Майборода тоже подстрелил своего и, пустив Курая: «Фасс!», заорал что есть мочи:
— Бей гадов! Круши! Ура-а!…
Колонна смешалась, в охране на какую-то долю времени возникло замешательство. Стручкову, тоже спустившему Динку, удалось свалить еще одного охранника. Другой, увидев приближающуюся к нему крупными прыжками незнакомую овчарку, наставил было автомат на нее, но выстрел Стручкова успокоил и его. Динка, проворная и стремительная, с ходу прыгнула на третьего, и они, сцепившись, покатились наземь. Обе овчарки — и Динка, и Курай — отлично знали форму гитлеровцев и безотказно «работали» на нее.
Свалка мгновенно сделалась общей. Угоняемые, услышав выстрелы и крики «Бей гадов!», сразу сообразили, что к ним неожиданно пришло спасение, и набросились на трех уцелевших конвоиров. Те, отстреливаясь, кинулись к лесу. Одного догнали и убили, второго подкосила пуля, и только третьему удалось достичь ближних кустов. Но там на него внезапно напал и подмял под себя Курай. Как и все овчарки, он отлично ориентировался в драке, успевая следить буквально за всем и враз переключаясь именно на того, кто в данный момент наиболее опасен или спешит убежать.
Рослый, добродушного нрава, Курай, разъярясь, делался неузнаваем. Он таранил врага всей тяжестью своего тела, а его клыки могли свободно перекусить руку.

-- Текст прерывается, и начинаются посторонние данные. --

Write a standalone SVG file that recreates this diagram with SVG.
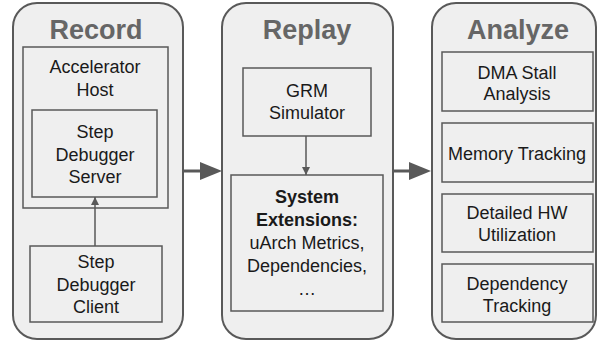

Все было кончено в какие-нибудь полторы-две минуты. Несколькими выстрелами добили злобно рычащих и визжащих конвойных овчарок. Но дело тем не закончилось. Случилось то, чего опасался Стручков: издали вновь донеслось тарахтение моторов.

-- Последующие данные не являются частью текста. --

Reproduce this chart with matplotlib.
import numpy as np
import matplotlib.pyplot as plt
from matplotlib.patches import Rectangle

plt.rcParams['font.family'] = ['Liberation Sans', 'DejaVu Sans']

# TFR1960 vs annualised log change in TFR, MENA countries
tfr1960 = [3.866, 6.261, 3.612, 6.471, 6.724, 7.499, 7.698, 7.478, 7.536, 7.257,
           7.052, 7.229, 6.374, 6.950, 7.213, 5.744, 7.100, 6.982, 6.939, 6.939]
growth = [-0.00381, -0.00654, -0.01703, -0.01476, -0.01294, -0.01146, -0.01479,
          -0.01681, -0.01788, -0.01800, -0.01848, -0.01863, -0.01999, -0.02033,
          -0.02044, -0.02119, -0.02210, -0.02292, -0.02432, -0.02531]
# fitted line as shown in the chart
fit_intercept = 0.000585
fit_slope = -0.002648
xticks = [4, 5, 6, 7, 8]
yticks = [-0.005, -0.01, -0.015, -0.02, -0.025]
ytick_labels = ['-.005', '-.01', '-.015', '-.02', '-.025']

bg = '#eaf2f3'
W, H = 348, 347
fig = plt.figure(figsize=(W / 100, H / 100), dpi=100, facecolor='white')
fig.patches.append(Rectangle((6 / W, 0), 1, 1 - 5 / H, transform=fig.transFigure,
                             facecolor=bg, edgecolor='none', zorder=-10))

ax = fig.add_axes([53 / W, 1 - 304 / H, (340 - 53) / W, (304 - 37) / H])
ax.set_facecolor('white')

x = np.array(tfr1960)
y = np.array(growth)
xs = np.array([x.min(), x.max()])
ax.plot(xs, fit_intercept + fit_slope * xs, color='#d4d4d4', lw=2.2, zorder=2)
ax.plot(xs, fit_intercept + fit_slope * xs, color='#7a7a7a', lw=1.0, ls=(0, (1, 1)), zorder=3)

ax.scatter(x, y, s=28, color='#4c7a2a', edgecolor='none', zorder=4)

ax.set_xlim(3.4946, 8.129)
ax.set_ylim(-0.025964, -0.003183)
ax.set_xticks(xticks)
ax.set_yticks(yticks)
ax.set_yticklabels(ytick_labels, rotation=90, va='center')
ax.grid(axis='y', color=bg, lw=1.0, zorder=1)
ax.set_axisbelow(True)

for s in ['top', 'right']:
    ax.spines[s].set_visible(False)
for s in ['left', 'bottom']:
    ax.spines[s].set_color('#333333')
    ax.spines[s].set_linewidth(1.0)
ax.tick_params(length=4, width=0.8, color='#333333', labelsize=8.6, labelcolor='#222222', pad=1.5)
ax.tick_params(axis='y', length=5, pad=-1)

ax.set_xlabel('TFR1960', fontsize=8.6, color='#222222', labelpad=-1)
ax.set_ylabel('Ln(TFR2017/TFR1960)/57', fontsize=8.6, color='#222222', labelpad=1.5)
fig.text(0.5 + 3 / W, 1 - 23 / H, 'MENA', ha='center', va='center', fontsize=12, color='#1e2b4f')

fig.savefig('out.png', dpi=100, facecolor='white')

Задерживаться нельзя было ни секунды. А как же те, кого они освободили, мирные советские люди — женщины с измученными лицами, невинные девчата, которых ждет страшная участь, если их не защитить? Они же не успеют скрыться. Стало быть, снова неволя, снова дальняя тяжелая дорога и в завершение — для тех, кто выживет, — изнурительный непосильный труд под окрики надсмотрщиков, позорная кабала где-нибудь на военном заводе в фашистской Германии или на ферме у какого-нибудь сытого тупого помещика. Выходит, только поманила свобода, махнула крылом над головами да и была такова, не далась в руки… Ради чего старались?

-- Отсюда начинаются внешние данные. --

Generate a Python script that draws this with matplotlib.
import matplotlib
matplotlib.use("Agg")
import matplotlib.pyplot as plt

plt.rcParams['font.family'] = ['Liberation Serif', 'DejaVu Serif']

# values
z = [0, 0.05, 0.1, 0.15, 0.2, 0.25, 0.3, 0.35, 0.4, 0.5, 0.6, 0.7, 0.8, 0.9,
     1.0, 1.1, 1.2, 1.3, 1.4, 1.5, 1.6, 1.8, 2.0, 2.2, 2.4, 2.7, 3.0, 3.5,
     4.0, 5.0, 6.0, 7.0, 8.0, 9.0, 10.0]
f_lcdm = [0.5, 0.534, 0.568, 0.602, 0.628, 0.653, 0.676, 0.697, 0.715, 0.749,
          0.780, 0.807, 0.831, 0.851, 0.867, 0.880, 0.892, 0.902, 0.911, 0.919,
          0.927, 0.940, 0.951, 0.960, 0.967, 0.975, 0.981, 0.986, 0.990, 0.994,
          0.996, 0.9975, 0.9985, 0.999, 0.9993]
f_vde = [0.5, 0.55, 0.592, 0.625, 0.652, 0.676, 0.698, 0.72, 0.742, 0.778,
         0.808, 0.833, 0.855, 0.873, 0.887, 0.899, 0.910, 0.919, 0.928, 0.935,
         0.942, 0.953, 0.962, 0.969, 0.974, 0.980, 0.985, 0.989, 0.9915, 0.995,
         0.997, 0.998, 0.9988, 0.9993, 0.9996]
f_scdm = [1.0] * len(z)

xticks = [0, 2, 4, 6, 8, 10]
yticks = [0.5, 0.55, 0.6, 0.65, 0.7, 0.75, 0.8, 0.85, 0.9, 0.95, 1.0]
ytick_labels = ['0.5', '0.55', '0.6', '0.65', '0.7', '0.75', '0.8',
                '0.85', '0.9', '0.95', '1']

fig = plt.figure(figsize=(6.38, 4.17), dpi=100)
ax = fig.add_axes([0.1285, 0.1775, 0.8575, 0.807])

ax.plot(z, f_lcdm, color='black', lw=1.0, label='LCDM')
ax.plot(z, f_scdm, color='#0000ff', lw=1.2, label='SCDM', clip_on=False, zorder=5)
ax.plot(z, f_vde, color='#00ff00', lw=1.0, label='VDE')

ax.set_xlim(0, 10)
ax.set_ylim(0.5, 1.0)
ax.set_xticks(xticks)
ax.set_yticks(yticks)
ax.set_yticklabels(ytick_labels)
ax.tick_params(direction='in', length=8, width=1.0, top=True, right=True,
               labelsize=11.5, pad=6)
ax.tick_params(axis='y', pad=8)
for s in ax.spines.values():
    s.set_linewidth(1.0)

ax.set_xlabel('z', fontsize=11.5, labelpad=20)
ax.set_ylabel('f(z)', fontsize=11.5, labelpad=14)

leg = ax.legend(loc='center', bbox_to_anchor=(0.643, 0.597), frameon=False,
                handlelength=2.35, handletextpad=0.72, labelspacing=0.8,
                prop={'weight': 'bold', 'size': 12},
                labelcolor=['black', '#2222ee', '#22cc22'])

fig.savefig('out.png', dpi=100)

И тогда Стручков, перекинувшись с Майбородой, принял решение: биться, так биться до конца!
— Быстро к лесу! Рассыпайся, да живей! Кто посильнее, помогай слабым! Разговоры — потом!
Толпа на дороге сразу распалась, перехлестнула через кюветы и, разливаясь, как разливается вода, прорвавшая запруду, устремилась под защиту леса. Как на экране кино, мелькнула девушка, тащившая за руку через рытвину пожилого мужчину, затем все внимание Стручкова приковалось к дороге.